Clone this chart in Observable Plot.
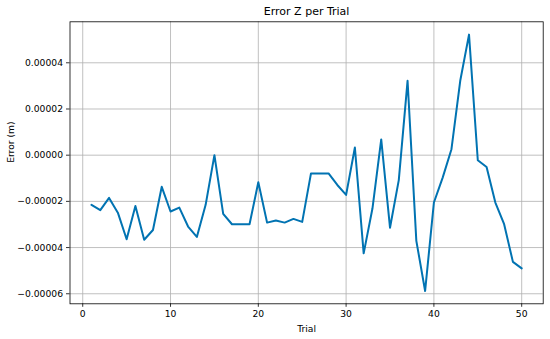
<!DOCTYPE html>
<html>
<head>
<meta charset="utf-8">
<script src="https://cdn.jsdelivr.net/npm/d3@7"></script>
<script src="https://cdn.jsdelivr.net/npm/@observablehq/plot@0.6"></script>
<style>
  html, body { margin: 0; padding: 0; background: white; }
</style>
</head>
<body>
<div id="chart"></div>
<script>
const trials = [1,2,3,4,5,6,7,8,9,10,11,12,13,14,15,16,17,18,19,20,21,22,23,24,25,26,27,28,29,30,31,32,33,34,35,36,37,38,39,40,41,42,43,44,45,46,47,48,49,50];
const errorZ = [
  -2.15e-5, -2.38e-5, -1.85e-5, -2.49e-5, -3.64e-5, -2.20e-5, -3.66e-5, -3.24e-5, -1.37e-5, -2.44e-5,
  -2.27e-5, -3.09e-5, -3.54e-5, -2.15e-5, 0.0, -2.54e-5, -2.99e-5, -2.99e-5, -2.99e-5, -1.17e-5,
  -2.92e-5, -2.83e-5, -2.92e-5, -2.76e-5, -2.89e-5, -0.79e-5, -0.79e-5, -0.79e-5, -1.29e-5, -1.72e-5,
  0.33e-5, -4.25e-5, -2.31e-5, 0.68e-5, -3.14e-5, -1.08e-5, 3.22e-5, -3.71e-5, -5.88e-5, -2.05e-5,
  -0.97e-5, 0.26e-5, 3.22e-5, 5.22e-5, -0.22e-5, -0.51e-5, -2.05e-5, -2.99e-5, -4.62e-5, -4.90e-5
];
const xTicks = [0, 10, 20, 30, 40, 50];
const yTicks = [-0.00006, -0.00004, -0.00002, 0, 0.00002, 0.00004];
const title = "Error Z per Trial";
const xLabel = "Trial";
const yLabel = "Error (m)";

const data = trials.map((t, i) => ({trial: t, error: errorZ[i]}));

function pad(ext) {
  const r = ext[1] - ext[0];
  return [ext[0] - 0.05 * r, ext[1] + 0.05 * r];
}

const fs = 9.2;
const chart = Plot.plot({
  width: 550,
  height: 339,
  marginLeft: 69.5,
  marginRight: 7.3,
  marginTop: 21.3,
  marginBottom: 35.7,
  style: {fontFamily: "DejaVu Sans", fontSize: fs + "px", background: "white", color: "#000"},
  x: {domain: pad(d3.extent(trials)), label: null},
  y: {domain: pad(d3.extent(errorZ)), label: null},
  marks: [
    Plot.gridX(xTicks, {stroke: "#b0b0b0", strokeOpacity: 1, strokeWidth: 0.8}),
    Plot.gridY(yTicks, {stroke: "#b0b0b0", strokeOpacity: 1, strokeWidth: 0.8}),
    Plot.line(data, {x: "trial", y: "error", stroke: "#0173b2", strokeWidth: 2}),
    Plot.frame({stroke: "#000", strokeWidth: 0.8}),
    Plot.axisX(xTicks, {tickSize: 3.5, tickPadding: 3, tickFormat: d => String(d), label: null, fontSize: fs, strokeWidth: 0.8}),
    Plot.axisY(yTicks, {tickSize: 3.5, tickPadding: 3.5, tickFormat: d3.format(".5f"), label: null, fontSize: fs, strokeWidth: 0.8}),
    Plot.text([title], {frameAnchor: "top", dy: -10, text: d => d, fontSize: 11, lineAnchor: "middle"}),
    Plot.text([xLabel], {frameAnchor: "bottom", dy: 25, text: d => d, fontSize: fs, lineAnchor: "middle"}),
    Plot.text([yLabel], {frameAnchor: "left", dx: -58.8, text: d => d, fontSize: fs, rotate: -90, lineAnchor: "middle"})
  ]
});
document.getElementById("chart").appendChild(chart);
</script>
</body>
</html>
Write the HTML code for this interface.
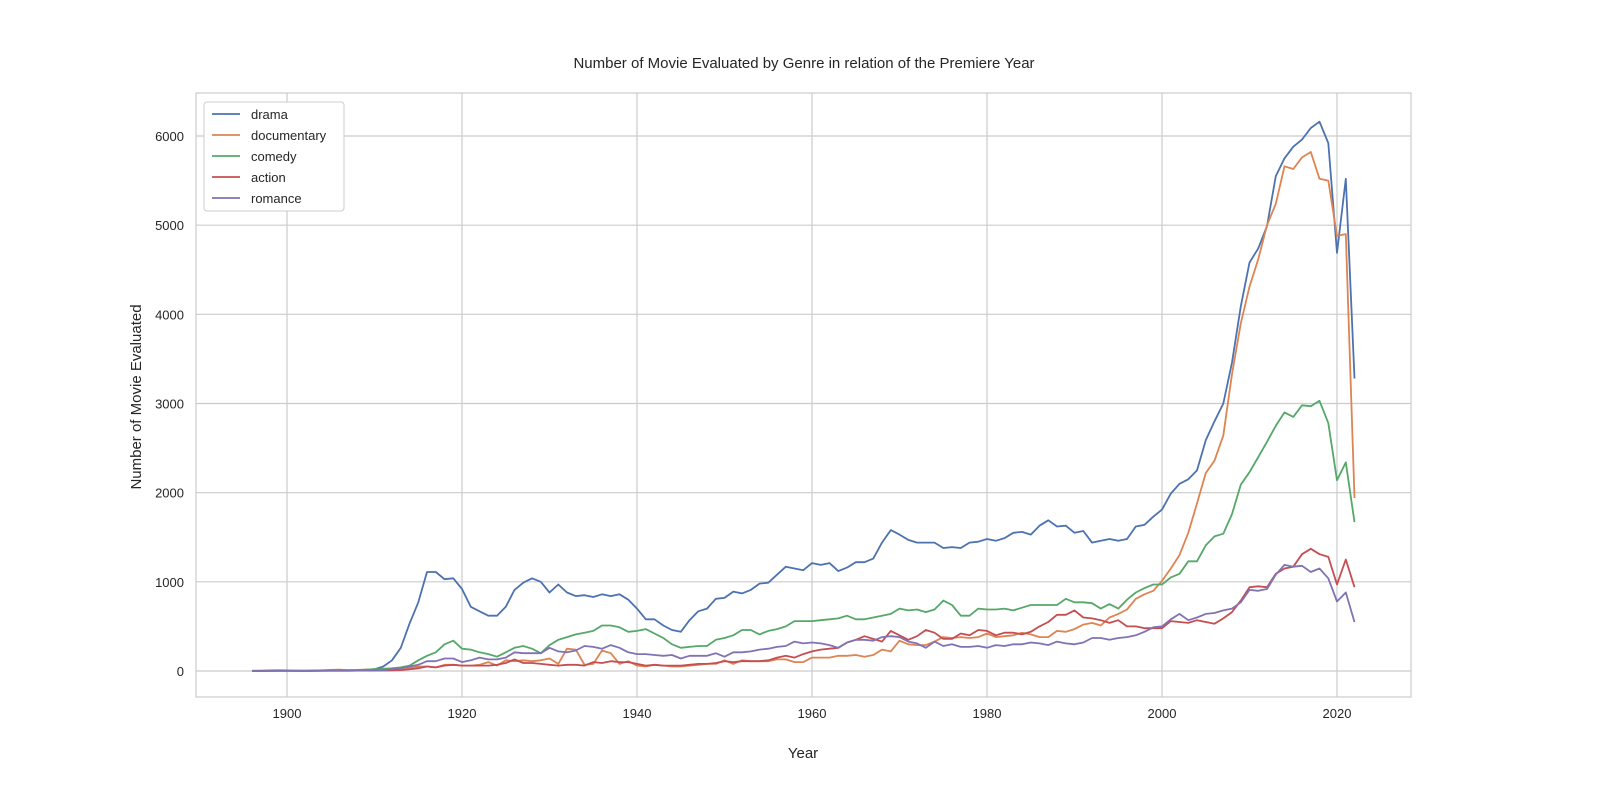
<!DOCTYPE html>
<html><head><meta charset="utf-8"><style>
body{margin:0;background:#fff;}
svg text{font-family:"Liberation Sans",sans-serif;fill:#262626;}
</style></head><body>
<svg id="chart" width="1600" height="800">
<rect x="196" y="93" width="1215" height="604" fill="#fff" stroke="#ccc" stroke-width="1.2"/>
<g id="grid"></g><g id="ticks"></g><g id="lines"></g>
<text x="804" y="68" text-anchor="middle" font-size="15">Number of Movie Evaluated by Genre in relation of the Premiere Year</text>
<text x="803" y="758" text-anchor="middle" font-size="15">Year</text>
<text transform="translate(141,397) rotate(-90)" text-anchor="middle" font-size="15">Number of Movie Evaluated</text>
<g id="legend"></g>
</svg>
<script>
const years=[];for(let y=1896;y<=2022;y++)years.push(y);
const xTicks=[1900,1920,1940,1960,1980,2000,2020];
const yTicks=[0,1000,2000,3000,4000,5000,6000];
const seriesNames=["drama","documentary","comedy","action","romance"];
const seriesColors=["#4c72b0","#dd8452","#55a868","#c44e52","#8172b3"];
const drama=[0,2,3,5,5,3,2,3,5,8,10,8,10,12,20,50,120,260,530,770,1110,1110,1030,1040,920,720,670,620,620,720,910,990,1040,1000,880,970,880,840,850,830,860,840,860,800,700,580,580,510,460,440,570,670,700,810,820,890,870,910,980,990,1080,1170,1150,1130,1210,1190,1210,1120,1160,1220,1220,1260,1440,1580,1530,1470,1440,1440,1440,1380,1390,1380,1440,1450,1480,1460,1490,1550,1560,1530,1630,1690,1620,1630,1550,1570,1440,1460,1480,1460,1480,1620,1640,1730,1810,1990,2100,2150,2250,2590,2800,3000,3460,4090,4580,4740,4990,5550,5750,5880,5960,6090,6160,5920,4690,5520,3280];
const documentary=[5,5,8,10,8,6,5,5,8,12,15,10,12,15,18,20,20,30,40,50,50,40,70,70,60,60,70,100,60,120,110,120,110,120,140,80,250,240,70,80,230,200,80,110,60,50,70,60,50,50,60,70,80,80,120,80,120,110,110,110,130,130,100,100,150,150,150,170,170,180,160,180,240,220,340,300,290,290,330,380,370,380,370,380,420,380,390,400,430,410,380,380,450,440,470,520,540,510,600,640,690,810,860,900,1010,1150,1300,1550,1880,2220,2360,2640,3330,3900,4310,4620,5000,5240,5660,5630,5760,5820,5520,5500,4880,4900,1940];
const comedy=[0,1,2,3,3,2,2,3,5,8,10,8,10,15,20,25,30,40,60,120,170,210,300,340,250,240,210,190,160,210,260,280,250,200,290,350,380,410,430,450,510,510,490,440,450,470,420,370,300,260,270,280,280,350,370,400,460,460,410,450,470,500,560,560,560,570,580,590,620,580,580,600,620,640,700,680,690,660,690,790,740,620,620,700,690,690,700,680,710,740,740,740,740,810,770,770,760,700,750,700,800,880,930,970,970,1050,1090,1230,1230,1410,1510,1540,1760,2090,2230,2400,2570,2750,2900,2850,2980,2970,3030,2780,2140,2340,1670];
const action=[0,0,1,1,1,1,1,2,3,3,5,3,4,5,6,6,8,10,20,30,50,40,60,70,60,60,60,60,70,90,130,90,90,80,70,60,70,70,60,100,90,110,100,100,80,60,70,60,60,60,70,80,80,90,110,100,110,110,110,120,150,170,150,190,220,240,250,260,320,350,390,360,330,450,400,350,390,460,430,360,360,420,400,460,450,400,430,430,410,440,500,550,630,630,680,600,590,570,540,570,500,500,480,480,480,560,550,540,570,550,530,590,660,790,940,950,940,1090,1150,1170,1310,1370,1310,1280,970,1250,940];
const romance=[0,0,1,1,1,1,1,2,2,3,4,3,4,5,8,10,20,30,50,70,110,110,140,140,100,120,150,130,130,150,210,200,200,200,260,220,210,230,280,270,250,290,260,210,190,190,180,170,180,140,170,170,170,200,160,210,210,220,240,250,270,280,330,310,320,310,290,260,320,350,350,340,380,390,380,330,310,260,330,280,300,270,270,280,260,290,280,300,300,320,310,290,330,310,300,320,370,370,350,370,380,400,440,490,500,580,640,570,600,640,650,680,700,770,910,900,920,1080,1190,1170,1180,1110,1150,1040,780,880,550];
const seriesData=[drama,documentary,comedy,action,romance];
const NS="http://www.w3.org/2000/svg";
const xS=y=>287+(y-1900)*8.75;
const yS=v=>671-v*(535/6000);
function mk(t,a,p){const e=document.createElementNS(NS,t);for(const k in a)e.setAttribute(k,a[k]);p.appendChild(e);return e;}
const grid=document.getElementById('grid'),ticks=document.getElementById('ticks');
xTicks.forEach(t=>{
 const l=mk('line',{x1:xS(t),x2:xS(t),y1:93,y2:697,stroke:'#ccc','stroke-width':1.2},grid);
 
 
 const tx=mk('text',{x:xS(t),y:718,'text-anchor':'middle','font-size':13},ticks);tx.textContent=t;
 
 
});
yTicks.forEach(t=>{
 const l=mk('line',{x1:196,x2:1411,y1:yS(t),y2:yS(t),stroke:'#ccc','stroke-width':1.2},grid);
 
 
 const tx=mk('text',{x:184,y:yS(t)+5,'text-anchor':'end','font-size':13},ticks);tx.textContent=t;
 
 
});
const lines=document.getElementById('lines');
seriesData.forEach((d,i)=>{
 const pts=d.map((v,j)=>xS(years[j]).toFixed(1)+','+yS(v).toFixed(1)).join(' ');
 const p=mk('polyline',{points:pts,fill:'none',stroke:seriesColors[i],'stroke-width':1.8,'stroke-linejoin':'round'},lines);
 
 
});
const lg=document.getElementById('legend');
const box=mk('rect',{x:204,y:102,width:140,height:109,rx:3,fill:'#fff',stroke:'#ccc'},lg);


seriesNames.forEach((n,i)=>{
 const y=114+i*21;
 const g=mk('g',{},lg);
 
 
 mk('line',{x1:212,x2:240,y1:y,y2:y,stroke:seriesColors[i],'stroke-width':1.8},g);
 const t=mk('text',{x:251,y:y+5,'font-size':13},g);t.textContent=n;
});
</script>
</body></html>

* _EXERCISE GOAL_: Filter the listing for the word "this" and copy every line that holds it.

* _CORRECT RESPONSE_:
Clone this chart in Observable Plot.
Write the HTML code for this interface.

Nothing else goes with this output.